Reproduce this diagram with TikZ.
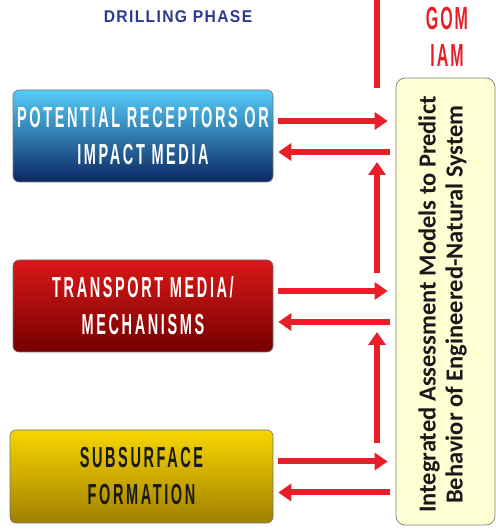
\documentclass[tikz,border=0pt]{standalone}
\usepackage{fontspec}
\usetikzlibrary{arrows.meta,calc}
\newfontfamily\condfont[FakeStretch=0.5,LetterSpace=9]{Liberation Sans}
\newfontfamily\gomfont[FakeStretch=0.5,LetterSpace=6]{Liberation Sans}
\newfontfamily\headfont[FakeStretch=0.92,LetterSpace=8]{Liberation Sans}
\newfontfamily\iamfont{Carlito}
\definecolor{arrred}{RGB}{232,30,40}
\definecolor{navy}{RGB}{45,58,140}
\definecolor{bluetop}{RGB}{85,205,248}
\definecolor{bluemid}{RGB}{22,100,172}
\definecolor{bluebot}{RGB}{10,38,98}
\definecolor{redtop}{RGB}{218,24,24}
\definecolor{redmid}{RGB}{192,4,4}
\definecolor{redbot}{RGB}{118,0,0}
\definecolor{yeltop}{RGB}{248,214,0}
\definecolor{yelmid}{RGB}{228,182,0}
\definecolor{yelbot}{RGB}{160,128,0}
\definecolor{iamfill}{RGB}{255,255,212}
\begin{document}
\begin{tikzpicture}[x=1pt,y=1pt,
  box/.style={rounded corners=6pt, draw=black!55, line width=0.6pt,
    minimum width=260pt, minimum height=92pt, align=center, inner sep=0pt,
    font=\condfont\bfseries\fontsize{29}{37}\selectfont},
  arr/.style={draw=arrred, line width=6pt, -{Triangle[length=13pt,width=17pt]}},
  redline/.style={draw=arrred, line width=6pt}]
\useasboundingbox (0,0) rectangle (496,531);
% title texts
\node[text=navy, font=\headfont\bfseries\fontsize{17}{19}\selectfont] (title) at (178,514) {DRILLING PHASE};
\node[text=arrred, align=center, font=\gomfont\bfseries\fontsize{32}{37}\selectfont] (gom) at (447,494) {GOM\\IAM};
% boxes
\node[box, top color=bluetop, middle color=bluemid, bottom color=bluebot, text=white] (blue) at (143,395) {POTENTIAL RECEPTORS OR\\IMPACT MEDIA};
\node[box, top color=redtop, middle color=redmid, bottom color=redbot, text=white] (red) at (143,225) {TRANSPORT MEDIA/\\MECHANISMS};
\node[box, minimum width=263pt, minimum height=93pt, top color=yeltop, middle color=yelmid, bottom color=yelbot, text=black!90] (yel) at (141.5,54.5) {SUBSURFACE\\FORMATION};
\node[rounded corners=9pt, draw=black!50, line width=0.7pt, fill=iamfill,
  minimum width=99pt, minimum height=447pt, inner sep=0pt] (iam) at (445.5,229.5) {};
\node[rotate=90, align=center, text=black!90, font=\iamfont\bfseries\fontsize{24.5}{27}\selectfont] (iamtext) at ([xshift=-3pt,yshift=-3pt]iam.center) {Integrated Assessment Models to Predict\\Behavior of Engineered-Natural System};
% horizontal arrows
\foreach \b in {blue,red,yel}{
  \draw[arr] ($(\b.east)+(5,15)$) -- ($(\b.east -| iam.west)+(-8,15)$);
  \draw[arr] ($(\b.east -| iam.west)+(-6,-16)$) -- ($(\b.east)+(5,-16)$);
}
% vertical lines
\coordinate (t1) at (377,531);
\coordinate (t2) at (377,443);
\draw[redline] (t1) -- (t2);
\coordinate (v1s) at (377,258);
\coordinate (v1e) at (377,369);
\draw[arr] (v1s) -- (v1e);
\coordinate (v2s) at (377,88);
\coordinate (v2e) at (377,199);
\draw[arr] (v2s) -- (v2e);
\end{tikzpicture}
\end{document}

* * *

- _INSTRUCTIONS FOR THE TASK_: Set the pictures aside and transcribe the data above exactly.

- _ANSWER FOR THE TASK_:
Reproduce this diagram with TikZ.
\documentclass[tikz,border=0pt]{standalone}
\usepackage{fontspec}
\usetikzlibrary{arrows.meta,calc}
\newfontfamily\condfont[FakeStretch=0.5,LetterSpace=9]{Liberation Sans}
\newfontfamily\gomfont[FakeStretch=0.5,LetterSpace=6]{Liberation Sans}
\newfontfamily\headfont[FakeStretch=0.92,LetterSpace=8]{Liberation Sans}
\newfontfamily\iamfont{Carlito}
\definecolor{arrred}{RGB}{232,30,40}
\definecolor{navy}{RGB}{45,58,140}
\definecolor{bluetop}{RGB}{85,205,248}
\definecolor{bluemid}{RGB}{22,100,172}
\definecolor{bluebot}{RGB}{10,38,98}
\definecolor{redtop}{RGB}{218,24,24}
\definecolor{redmid}{RGB}{192,4,4}
\definecolor{redbot}{RGB}{118,0,0}
\definecolor{yeltop}{RGB}{248,214,0}
\definecolor{yelmid}{RGB}{228,182,0}
\definecolor{yelbot}{RGB}{160,128,0}
\definecolor{iamfill}{RGB}{255,255,212}
\begin{document}
\begin{tikzpicture}[x=1pt,y=1pt,
  box/.style={rounded corners=6pt, draw=black!55, line width=0.6pt,
    minimum width=260pt, minimum height=92pt, align=center, inner sep=0pt,
    font=\condfont\bfseries\fontsize{29}{37}\selectfont},
  arr/.style={draw=arrred, line width=6pt, -{Triangle[length=13pt,width=17pt]}},
  redline/.style={draw=arrred, line width=6pt}]
\useasboundingbox (0,0) rectangle (496,531);
% title texts
\node[text=navy, font=\headfont\bfseries\fontsize{17}{19}\selectfont] (title) at (178,514) {DRILLING PHASE};
\node[text=arrred, align=center, font=\gomfont\bfseries\fontsize{32}{37}\selectfont] (gom) at (447,494) {GOM\\IAM};
% boxes
\node[box, top color=bluetop, middle color=bluemid, bottom color=bluebot, text=white] (blue) at (143,395) {POTENTIAL RECEPTORS OR\\IMPACT MEDIA};
\node[box, top color=redtop, middle color=redmid, bottom color=redbot, text=white] (red) at (143,225) {TRANSPORT MEDIA/\\MECHANISMS};
\node[box, minimum width=263pt, minimum height=93pt, top color=yeltop, middle color=yelmid, bottom color=yelbot, text=black!90] (yel) at (141.5,54.5) {SUBSURFACE\\FORMATION};
\node[rounded corners=9pt, draw=black!50, line width=0.7pt, fill=iamfill,
  minimum width=99pt, minimum height=447pt, inner sep=0pt] (iam) at (445.5,229.5) {};
\node[rotate=90, align=center, text=black!90, font=\iamfont\bfseries\fontsize{24.5}{27}\selectfont] (iamtext) at ([xshift=-3pt,yshift=-3pt]iam.center) {Integrated Assessment Models to Predict\\Behavior of Engineered-Natural System};
% horizontal arrows
\foreach \b in {blue,red,yel}{
  \draw[arr] ($(\b.east)+(5,15)$) -- ($(\b.east -| iam.west)+(-8,15)$);
  \draw[arr] ($(\b.east -| iam.west)+(-6,-16)$) -- ($(\b.east)+(5,-16)$);
}
% vertical lines
\coordinate (t1) at (377,531);
\coordinate (t2) at (377,443);
\draw[redline] (t1) -- (t2);
\coordinate (v1s) at (377,258);
\coordinate (v1e) at (377,369);
\draw[arr] (v1s) -- (v1e);
\coordinate (v2s) at (377,88);
\coordinate (v2e) at (377,199);
\draw[arr] (v2s) -- (v2e);
\end{tikzpicture}
\end{document}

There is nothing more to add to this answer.